In Mark chapter 5, we find a powerful story of a woman who had been bleeding for twelve years, how she meets Jesus and how He heals her. It is one of my most favorites in all of scripture. Perhaps because it involves a woman at her most vulnerable, with the life literally flowing out of her –  and Jesus at His most compassionate, with life literally flowing out of Him. Perhaps because it is about a woman, dealing with very womanly things – and a man who chose not to play the stereotypical man card and excuse Himself from the situation.

Recently I was teaching at a university student retreat on this particular story to an audience of both young men and women. And that evening, I had one of the most eye-opening, most heart-breaking experiences I’ve ever had as a Bible teacher. I was commenting on how awkward this story is – a bleeding woman. Is there anything more gender separating than this? As I said something like, “You men just cannot understand how this must have felt for the woman…”, a young man piped up and said, “Amen!” Everyone giggled. Ha ha. But this only proved my point.

At that moment, that young man unknowingly did something very destructive, very emotionally damaging. He introduced shame into the room. While trying to get a chuckle, to prove his masculinity, he actually told more than half of the room that it wasn’t ok to be a woman. That the things that give shape to our femininity are not ok.

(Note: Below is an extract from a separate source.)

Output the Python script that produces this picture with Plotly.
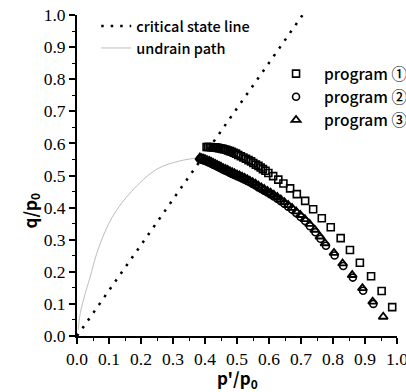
import plotly.graph_objects as go

# Critical state line (end points)
csl_p = [0.0, 0.705]
csl_q = [0.0, 1.0]

# Undrained stress path
und_p = [0.004, 0.01, 0.025, 0.04, 0.066, 0.11, 0.17, 0.25, 0.32, 0.385]
und_q = [0.02, 0.07, 0.13, 0.18, 0.27, 0.37, 0.45, 0.52, 0.545, 0.556]

# program 1
p1_p = [0.405, 0.41, 0.415, 0.42, 0.425, 0.43, 0.435, 0.44, 0.445, 0.45,
        0.455, 0.46, 0.466, 0.472, 0.478, 0.484, 0.49, 0.497, 0.504, 0.512,
        0.52, 0.528, 0.536, 0.544, 0.551, 0.559, 0.567, 0.574, 0.581, 0.589,
        0.598, 0.613, 0.629, 0.645, 0.666, 0.687, 0.713, 0.738, 0.765, 0.793,
        0.824, 0.853, 0.884, 0.919, 0.952, 0.985]
p1_q = [0.589, 0.589, 0.589, 0.588, 0.588, 0.587, 0.587, 0.586, 0.585, 0.584,
        0.583, 0.582, 0.58, 0.578, 0.576, 0.574, 0.571, 0.568, 0.564, 0.56,
        0.556, 0.552, 0.548, 0.544, 0.539, 0.534, 0.53, 0.525, 0.52, 0.515,
        0.508, 0.498, 0.487, 0.475, 0.46, 0.442, 0.421, 0.395, 0.367, 0.339,
        0.305, 0.268, 0.228, 0.186, 0.14, 0.09]

# program 2
p2_p = [0.384, 0.39, 0.396, 0.402, 0.408, 0.414, 0.42, 0.426, 0.432, 0.438,
        0.444, 0.45, 0.457, 0.464, 0.471, 0.478, 0.485, 0.492, 0.5, 0.508,
        0.516, 0.524, 0.532, 0.54, 0.549, 0.558, 0.567, 0.576, 0.585, 0.595,
        0.605, 0.615, 0.626, 0.637, 0.648, 0.66, 0.672, 0.685, 0.699, 0.713,
        0.728, 0.745, 0.761, 0.778, 0.805, 0.832, 0.862, 0.894, 0.926]
p2_q = [0.551, 0.549, 0.547, 0.545, 0.542, 0.54, 0.537, 0.534, 0.531, 0.528,
        0.525, 0.522, 0.518, 0.515, 0.512, 0.508, 0.505, 0.502, 0.498, 0.495,
        0.491, 0.487, 0.483, 0.479, 0.474, 0.469, 0.463, 0.458, 0.453, 0.447,
        0.441, 0.435, 0.428, 0.42, 0.412, 0.403, 0.394, 0.383, 0.371, 0.358,
        0.342, 0.323, 0.303, 0.281, 0.251, 0.218, 0.182, 0.141, 0.1]

# program 3
p3_p = [0.384, 0.39, 0.396, 0.402, 0.408, 0.414, 0.42, 0.426, 0.432, 0.438,
        0.444, 0.45, 0.457, 0.464, 0.471, 0.478, 0.485, 0.492, 0.5, 0.508,
        0.516, 0.524, 0.532, 0.54, 0.549, 0.558, 0.567, 0.576, 0.585, 0.595,
        0.605, 0.615, 0.626, 0.637, 0.648, 0.66, 0.672, 0.685, 0.698, 0.712,
        0.727, 0.743, 0.759, 0.775, 0.803, 0.83, 0.86, 0.892, 0.924, 0.957]
p3_q = [0.556, 0.554, 0.552, 0.55, 0.547, 0.545, 0.542, 0.539, 0.536, 0.533,
        0.53, 0.527, 0.523, 0.52, 0.517, 0.513, 0.51, 0.507, 0.503, 0.5,
        0.496, 0.492, 0.488, 0.484, 0.479, 0.474, 0.468, 0.463, 0.458, 0.452,
        0.446, 0.44, 0.433, 0.425, 0.417, 0.408, 0.399, 0.388, 0.377, 0.364,
        0.349, 0.331, 0.31, 0.289, 0.259, 0.226, 0.19, 0.149, 0.107, 0.06]

sans = "Noto Sans CJK JP"
serif = "Liberation Serif"

fig = go.Figure()

fig.add_trace(go.Scatter(
    x=csl_p, y=csl_q, mode="lines", name="critical state line",
    line=dict(color="black", width=2.5, dash="2.5px,7px"),
    legend="legend"))
fig.add_trace(go.Scatter(
    x=und_p, y=und_q, mode="lines", name="undrain path",
    line=dict(color="#bdbdbd", width=1, shape="spline", smoothing=1.0),
    legend="legend"))

fig.add_trace(go.Scatter(
    x=p1_p, y=p1_q, mode="markers", name="program \u2460",
    marker=dict(symbol="square-open", size=7, color="black",
                line=dict(width=1.6, color="black")),
    legend="legend2"))
fig.add_trace(go.Scatter(
    x=p2_p, y=p2_q, mode="markers", name="program \u2461",
    marker=dict(symbol="circle-open", size=7, color="black",
                line=dict(width=1.6, color="black")),
    legend="legend2"))
fig.add_trace(go.Scatter(
    x=p3_p, y=p3_q, mode="markers", name="program \u2462",
    marker=dict(symbol="triangle-up-open", size=8, color="black",
                line=dict(width=1.8, color="black")),
    legend="legend2"))

fig.update_layout(
    width=406, height=392,
    margin=dict(l=77, r=9, t=15, b=56, autoexpand=False),
    paper_bgcolor="white", plot_bgcolor="white",
    font=dict(family=serif, size=17.5, color="black"),
    showlegend=True,
    legend=dict(x=0.06, y=1.015, xanchor="left", yanchor="top",
                bgcolor="rgba(0,0,0,0)",
                font=dict(family=sans, size=14.5, color="black", weight=500),
                tracegroupgap=0),
    legend2=dict(x=0.597, y=0.869, xanchor="left", yanchor="top",
                 bgcolor="rgba(0,0,0,0)", itemwidth=46,
                 font=dict(family=sans, size=15.5, color="black", weight=500),
                 tracegroupgap=0),
    annotations=[
        dict(text="p'/p<sub>0</sub>", xref="paper", yref="paper",
             x=0.5, y=-0.133, xanchor="center", yanchor="middle",
             showarrow=False,
             font=dict(family=sans, size=17, color="black", weight=600)),
        dict(text="q/p<sub>0</sub>", xref="paper", yref="paper",
             x=-0.145, y=0.39, xanchor="center", yanchor="middle",
             textangle=-90, showarrow=False,
             font=dict(family=sans, size=17, color="black", weight=600)),
    ],
)

axis_kw = dict(
    range=[0, 1.0], dtick=0.1, tickformat=".1f",
    showgrid=False, zeroline=False,
    showline=True, linecolor="black", linewidth=2,
    ticks="outside", ticklen=6, tickwidth=1.5, tickcolor="black",
    tickfont=dict(family=serif, size=17.5, color="black"),
    ticklabeloverflow="allow",
    minor=dict(dtick=0.05, ticks="outside", ticklen=3, tickwidth=1.2,
               tickcolor="black", showgrid=False),
)
fig.update_xaxes(**axis_kw)
fig.update_yaxes(**axis_kw)

fig.write_html("out.html")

Yes, I know all about what we mention in polite conversation. Yes, I know all about cultural and social mores and norms. But this story is in the Bible. Jesus wasn’t embarrassed by it. And if Mark, the author was, he still included it in the scriptures.

The passage tells us that she had suffered for twelve years from a debilitating disease with no medical cure. No man could ever understand what this type of vulnerability, wired into a woman’s very body, feels like. In fact, I don’t think I’ve ever met the man secure enough in his masculinity to even try. And I have to wonder if she was afraid of the men who guarded access to Jesus. I’ve seen men actually take pride in how little they know about women – as if who we are and how we were created is shameful or less than a man. Was this part of the reason why she hid and kept her distance? Is it possible this still happens in our churches today?

She experienced deep shame. The narrative tells us that she came up behind Jesus in a large crowd and touched His cloak. She wanted to “remain unnoticed”. (Luke 8:47) Surely her condition, her gender, her fear, her uncleanness, her helplessness, her poverty-both financially and emotionally, led her to hide, as it does for many of us today. Who among us hasn’t wanted to deal with our issues quietly, hoping no one else has to know?

Into this situation, Jesus does something unexpected. He is busy and actually on His way to perform a miracle for someone else – a respected religious leader who, on the surface, was everything this woman wasn’t. Yet, when He knows power has gone out from Him He stops, asks who it was who touched Him, and refuses to move on until that person reveals themselves. We all know that He wasn’t asking this question because He didn’t know the answer. Of course He knew who it was. He knew her name. Her story. The depth of her pain and desperation. He wasn’t seeking information. He was seeking her.

And He didn’t call her out. He asked for her – then He waited till she was ready to engage Him. He let her choose how she approached Him. He gave her dignity.

As a woman in a male-dominated culture, as a victim of a shame-inducing medical condition of which she had no control, as a non-person according to the culture around her, He gave her a voice. A choice. And choice, or lack thereof is almost always linked to dignity. He chose to wait on her, when we all know He should never have to wait on anyone.

I can see that in my relationship with Jesus today, 2000 years later…even though He still holds all the power, even though my relationship with Him is started and sustained by His grace and not my efforts, even though He knows all about me, my name, where and how I am, even though there are many reasons I could give for hiding or giving in to hopelessness…He asks for me. He waits for me. He doesn’t want me to hide. And He gives me choice in how far I go with Him, in the depth of relationship He and I will have. He gives me dignity. He gives me Himself. As much of Him as I choose.